Le succès du projet attire les curieux. Plusieurs ministres sont venus visiter le site, et les demandes de collectivités voisines se multiplient. Mais le sénateur reste lucide : “Il manque aujourd’hui un statut clair pour ce type de lieu. On a bricolé des financements entre la CAF, le Département, les aides à l’autonomie, des fonds publics et quelques partenaires de l’économie sociale et solidaire… Ce n’est pas soutenable partout, il faudrait simplifier les démarches.”

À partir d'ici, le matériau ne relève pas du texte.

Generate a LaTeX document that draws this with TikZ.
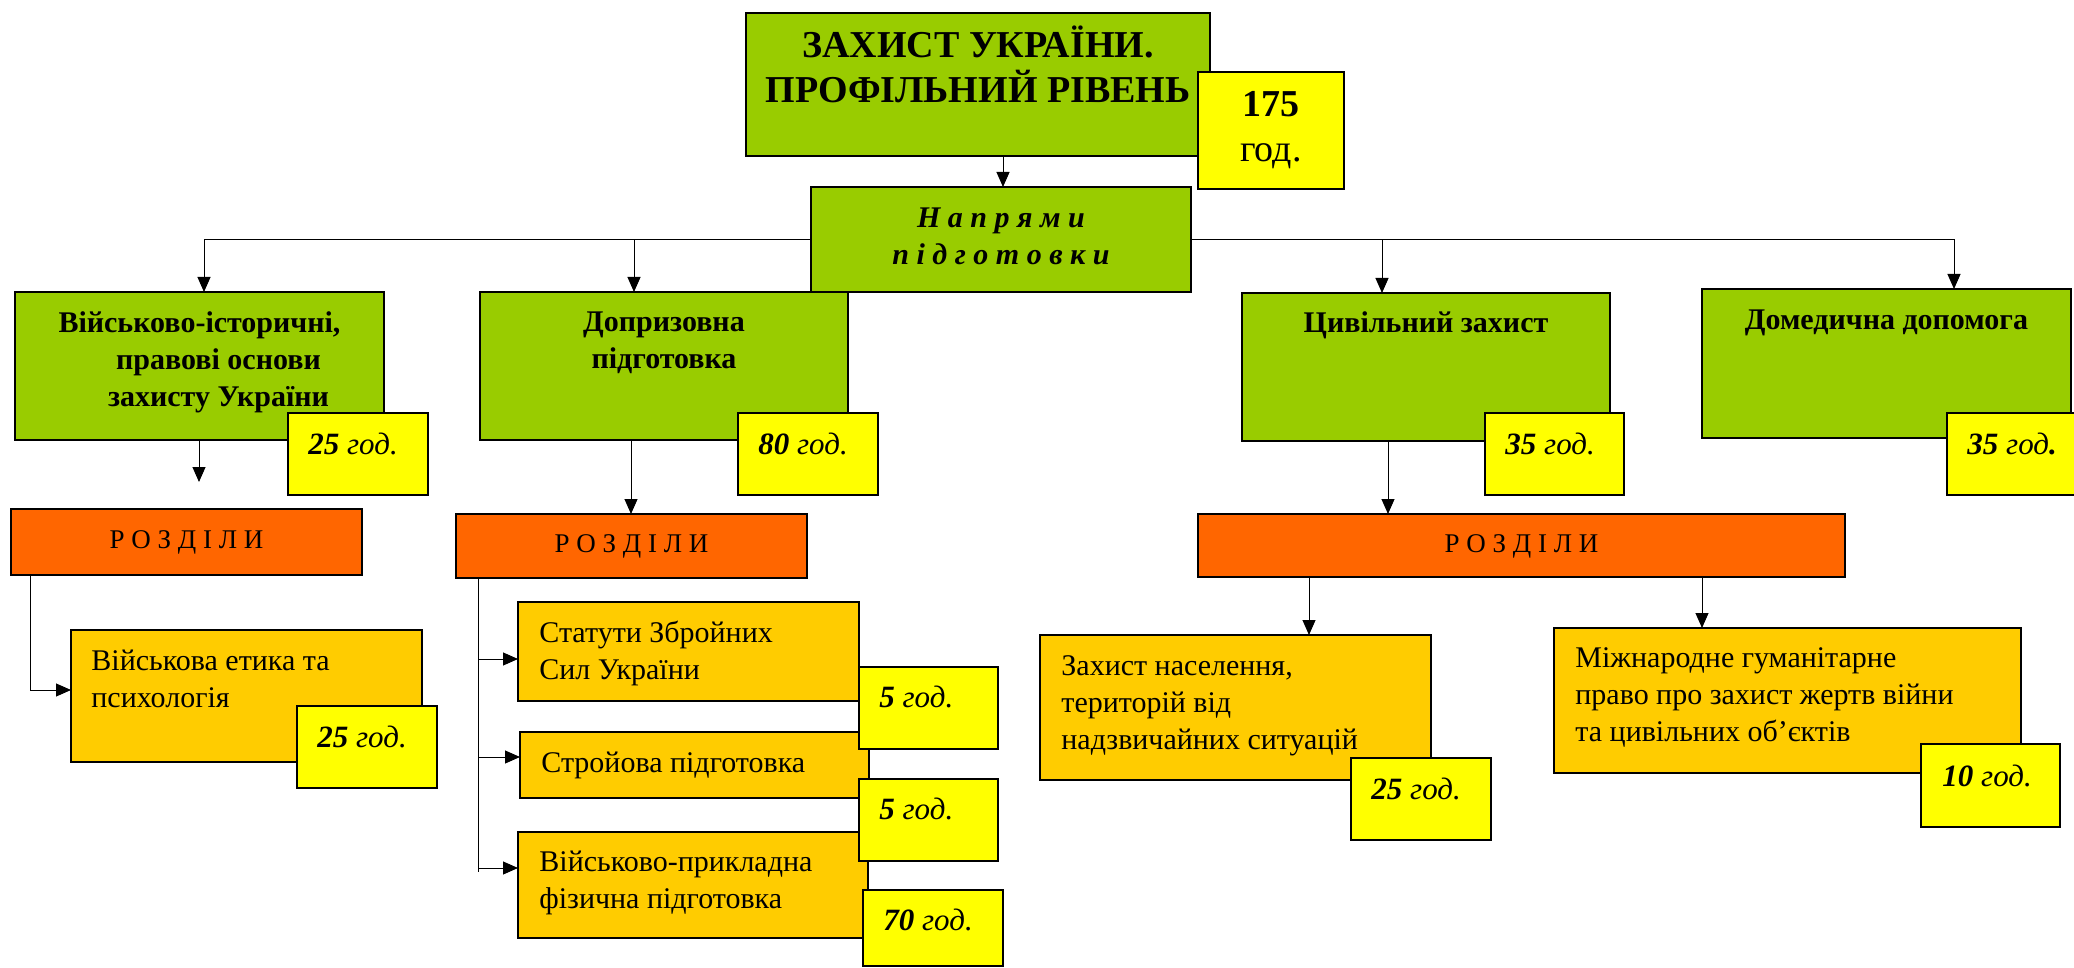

Il milite désormais pour la création d’un statut officiel de logement intergénérationnel, permettant d’aligner les aides et de faciliter les projets hybrides mêlant logement, soins, animation et vie collective. Il propose aussi une lecture renouvelée du parcours résidentiel : “Vendre une maison ancienne, mal isolée et éloignée, permet de financer un logement en location plus adapté en centre-bourg. Et ces maisons libérées peuvent être rénovées et accueillir des familles.”
Une stratégie au service de la centralité rurale
Au-delà du village, la commune de Grand-Champ poursuit une stratégie ambitieuse autour du logement abordable. “Si on laisse faire le marché, nos jeunes actifs seront exclus du territoire. Le prix du foncier a été multiplié par cinq en dix ans”, alerte Françoise Bouché-Pillon. Des “satellites” du village intergénérationnel sont déjà en cours dans d’autres quartiers, pour mailler tout le bourg avec des logements domotisés inclus dans des programmes mixtes.

Et ici, la centralité ne se mesure pas qu’en mètres carrés construits. “Tous les retraités qui viennent jouer à la pétanque, ils passent aussi chez le boucher. L’intercommunalité, c’est aussi ça : un écosystème qui vit.” D’autant plus que la vie collective repose en partie sur l’engagement citoyen : près de 600 habitants sur 6 000, soit 10 %, sont bénévoles au sein d’associations sportives, culturelles ou solidaires. Une dynamique locale qui montre qu’à Grand-Champ, bien vieillir, c’est d’abord bien vivre ensemble.